Turtle Beach has built a reputation as one of the premier manufacturers of gaming headsets, and its latest product, the Ear Force Z2 ($69.99), is no exception. These comfortable and collapsible cans are not only less expensive than the competition, but deliver better sound, too. When coupled with an optional processor ($159 for combo), gamers can get 7.1 surround sound pumped into their ears for an even more immersive experience.
Design and Comfort
"Professional" is probably the best way to describe the design of these headphones. The black-and-silver design looks classy yet cool, and while the Z2 is only slightly smaller than the Plantronics Gamecom 777, these headsets have the edge in terms of portability because they are collapsible, fitting perfectly inside a laptop or carrying case. The cups can also be rotated to rest on your neck for breaks between gaming sessions. The Z2 is the only headset we've tested that has a quick-disconnect on the cable, making it easy to remove without having to take out the audio jacks from the notebook itself. The only downside is that the microphone cannot be hidden or detached like with the other headsets we tested, but this is a minor quibble.
This headset is designed so that the foam cups (covered in cloth) actually go around your ear instead of on top of them. While we did feel a little bit of pressure, we found them to be ultimately more comfortable than the Gamecom 777 for both short and long gaming sessions. While the Z2 was the heaviest headset we tested, at 11.5 ounces (more than twice as heavy as the NOX Specialist), weight never ended up being an issue. We were able to transport the headset with ease, and it did not feel heavy when we wore it.
Sound and Mic Quality
As expected, the Z2 has solid sound quality. Like most gaming headsets, this one tends to be bass-heavy but has a nice range of sound. When we played Modern Warfare 2 and Half Life 2, the lower tones sounded good but they were not quite as strong and booming as they were on the Gamecom 777. Higher tones, such as friends' voices, came in crystal clear, so you don't need to worry about not hearing your teammates during your next World of Warcraft raid. Even without using the DSS adapter, the Z2 provides a wider range of sound than the Specialist and is almost on a par with the Able Planet XG300NCR (though the Z2 lacks active noise canceling).
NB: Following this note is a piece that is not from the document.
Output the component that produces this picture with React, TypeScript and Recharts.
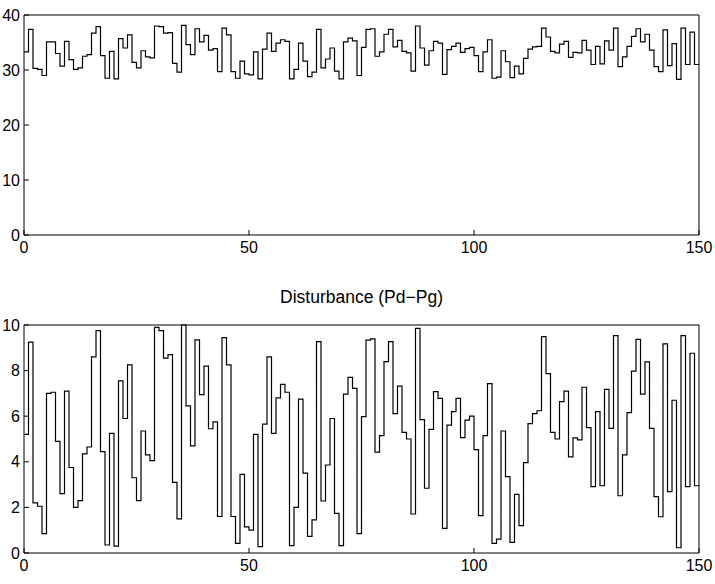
import { LineChart, Line, XAxis, YAxis } from "recharts";

// sampled output, top panel (one value per step, t = 0..149)
const topSeries = [
  33.3, 37.4, 30.3, 30.1, 29.0, 35.1, 35.1, 33.0, 30.7, 35.2,
  31.9, 30.1, 30.4, 32.5, 32.8, 36.7, 37.9, 32.6, 28.5, 33.4,
  28.4, 35.7, 34.0, 36.4, 31.4, 30.4, 33.5, 32.4, 32.2, 38.0,
  37.9, 36.7, 36.8, 31.2, 29.6, 38.1, 34.6, 32.8, 37.5, 35.1,
  36.3, 33.6, 33.9, 29.7, 37.6, 36.4, 29.7, 28.5, 31.6, 29.3,
  29.1, 33.3, 28.4, 33.8, 36.7, 33.4, 34.9, 35.5, 35.2, 28.4,
  30.1, 34.9, 31.6, 28.8, 29.6, 37.4, 30.4, 32.0, 34.0, 29.8,
  28.4, 35.1, 35.8, 35.3, 29.0, 34.1, 37.4, 37.5, 32.5, 33.3,
  36.5, 37.4, 34.2, 35.4, 33.4, 33.1, 29.8, 38.0, 34.0, 30.9,
  33.5, 35.2, 34.9, 29.2, 33.7, 34.3, 34.9, 33.2, 33.9, 34.1,
  32.6, 29.7, 33.3, 35.5, 28.5, 28.7, 33.5, 31.5, 28.6, 30.7,
  29.3, 32.1, 33.8, 34.2, 34.3, 37.6, 36.0, 33.4, 33.1, 34.7,
  35.2, 32.3, 33.2, 33.1, 35.4, 33.6, 31.0, 34.3, 31.1, 35.3,
  33.6, 37.6, 30.6, 32.4, 34.3, 36.1, 37.5, 35.1, 36.5, 33.6,
  30.6, 29.7, 37.3, 30.8, 34.8, 28.3, 37.6, 31.0, 36.9, 31.0,
];

// disturbance Pd-Pg, bottom panel
const disturbance = [
  5.2, 9.25, 2.2, 2.05, 0.85, 7.0, 7.05, 4.9, 2.6, 7.1,
  3.75, 2.0, 2.3, 4.35, 4.65, 8.6, 9.75, 4.45, 0.35, 5.25,
  0.3, 7.55, 5.9, 8.25, 3.3, 2.3, 5.35, 4.3, 4.05, 9.9,
  9.75, 8.55, 8.7, 3.1, 1.5, 10.0, 6.45, 4.7, 9.35, 6.95,
  8.2, 5.45, 5.75, 1.6, 9.45, 8.25, 1.6, 0.42, 3.45, 1.15,
  1.0, 5.2, 0.28, 5.65, 8.6, 5.25, 6.8, 7.4, 7.05, 0.32,
  2.0, 6.75, 3.5, 0.73, 1.45, 9.27, 2.28, 3.86, 5.9, 1.74,
  0.32, 6.97, 7.7, 7.22, 0.85, 5.98, 9.34, 9.39, 4.42, 5.15,
  8.39, 9.27, 6.11, 7.32, 5.29, 5.0, 1.71, 9.85, 5.85, 2.84,
  5.42, 7.08, 6.78, 1.08, 5.61, 6.2, 6.78, 5.06, 5.83, 6.0,
  4.53, 1.64, 5.15, 7.43, 0.42, 0.61, 5.35, 3.35, 0.47, 2.57,
  1.2, 3.96, 5.67, 6.11, 6.24, 9.49, 7.87, 5.29, 5.0, 6.64,
  7.1, 4.22, 5.05, 4.96, 7.27, 5.5, 2.91, 6.2, 2.95, 7.18,
  5.47, 9.53, 2.51, 4.3, 6.16, 7.98, 9.37, 6.97, 8.38, 5.47,
  2.47, 1.59, 9.17, 2.69, 6.7, 0.23, 9.53, 2.91, 8.76, 2.95,
];

const xTicks = [0, 50, 100, 150];
const topYTicks = [0, 10, 20, 30, 40];
const bottomYTicks = [0, 2, 4, 6, 8, 10];
const title = "Disturbance (Pd\u2212Pg)";

// stairs: hold the last value until the end of the range
const toStairs = (values: number[]) => [
  ...values.map((v, i) => ({ t: i, v })),
  { t: values.length, v: values[values.length - 1] },
];

const tickStyle = { fill: "#000", fontSize: 16 };
const axisLine = { stroke: "#000" };

type PanelProps = {
  data: { t: number; v: number }[];
  yMax: number;
  yTicks: number[];
  height: number;
};

function Panel({ data, yMax, yTicks, height }: PanelProps) {
  return (
    <LineChart width={715} height={height} data={data} margin={{ top: 15, right: 16, bottom: 0, left: 0 }}>
      <XAxis
        dataKey="t"
        type="number"
        domain={[0, 150]}
        ticks={xTicks}
        tickSize={-5}
        tickMargin={12}
        tick={tickStyle}
        axisLine={axisLine}
        tickLine={{ stroke: "#000" }}
        height={35}
      />
      {/* mirrored top/right axes close the box and carry inward ticks */}
      <XAxis
        xAxisId="top"
        orientation="top"
        type="number"
        domain={[0, 150]}
        ticks={xTicks}
        mirror
        height={20}
        tick={false}
        tickSize={5}
        axisLine={axisLine}
        tickLine={{ stroke: "#000" }}
      />
      <YAxis
        type="number"
        domain={[0, yMax]}
        ticks={yTicks}
        width={24}
        tickSize={-5}
        tickMargin={9}
        tick={tickStyle}
        axisLine={axisLine}
        tickLine={{ stroke: "#000" }}
      />
      <YAxis
        yAxisId="right"
        orientation="right"
        type="number"
        domain={[0, yMax]}
        ticks={yTicks}
        mirror
        width={20}
        tick={false}
        tickSize={5}
        axisLine={axisLine}
        tickLine={{ stroke: "#000" }}
      />
      <Line
        type="stepAfter"
        dataKey="v"
        stroke="#000"
        strokeWidth={1.2}
        dot={false}
        isAnimationActive={false}
      />
    </LineChart>
  );
}

export default function App() {
  return (
    <div
      style={{
        position: "absolute",
        left: 0,
        top: 0,
        width: 715,
        height: 584,
        background: "#fff",
        fontFamily: "'Liberation Sans', Arial, sans-serif",
      }}
    >
      <div style={{ position: "absolute", left: 0, top: 0 }}>
        <Panel data={toStairs(topSeries)} yMax={40} yTicks={topYTicks} height={270} />
      </div>
      <div
        style={{
          position: "absolute",
          left: 24,
          top: 287,
          width: 675,
          textAlign: "center",
          fontSize: 17.5,
          color: "#000",
        }}
      >
        {title}
      </div>
      <div style={{ position: "absolute", left: 0, top: 310 }}>
        <Panel data={toStairs(disturbance)} yMax={10} yTicks={bottomYTicks} height={278} />
      </div>
    </div>
  );
}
The Z2 also has a high-quality microphone, making it ideal for gamers obsessed with multiplayer action. The mic required little-to-no effort to set up; we didn't have to change any settings in Skype, and its rubber coating made it extremely easy to adjust. Skype friends said they could hear us clearly, and we had a similarly flawless experience when playing a multiplayer game.
Ear Force DSS Adpater
While the Z2s are good on their own, Turtle Beach sells a separate adapter called the Ear Force DSS, which claims to deliver 7.1 surround sound to any headset. This small black box--a little smaller than a deck of cards--connects to the headphones and your PC or gaming system. The DSS has two ways of connecting to a game console: either with a digital optical cable or with a traditional analog jack. Using the analog setup, audio quality was comparable to the Gamecom 777; there was definitely an improvement with the adapter, but not as significant as one would hope for.
However, when we used the optical cable with an Xbox 360, we were absolutely blown away by how good the headphones sounded with the DSS adapter. Positional sound was spot-on, and playing Alan Wake with this setup was fantastic. When we used the DSS, we got the best audio by far of any headset we'd tested, with a better range of sound than the XG300NCR and even deeper bass than the Gamecom. The problem with the DSS is that it costs $89.99 by itself, and most laptops lack an optical port. You'd likely need to buy yet another adapter in order to get 7.1 surround sound, such as the the Audio Advantage Micro II ($24.95).
By itself, the $69 Turtle Beach EarForce Z2 is a great gaming headset for its price. Adding in the Ear Force DSS adapter brings the total to $159. However, if you're using a gaming device with optical audio, the extra price is worth it for the superb surround experience. If you don't buy the DSS adapter, you're still getting great headphones--with impressive design and vibrant audio--that cost less than the competition.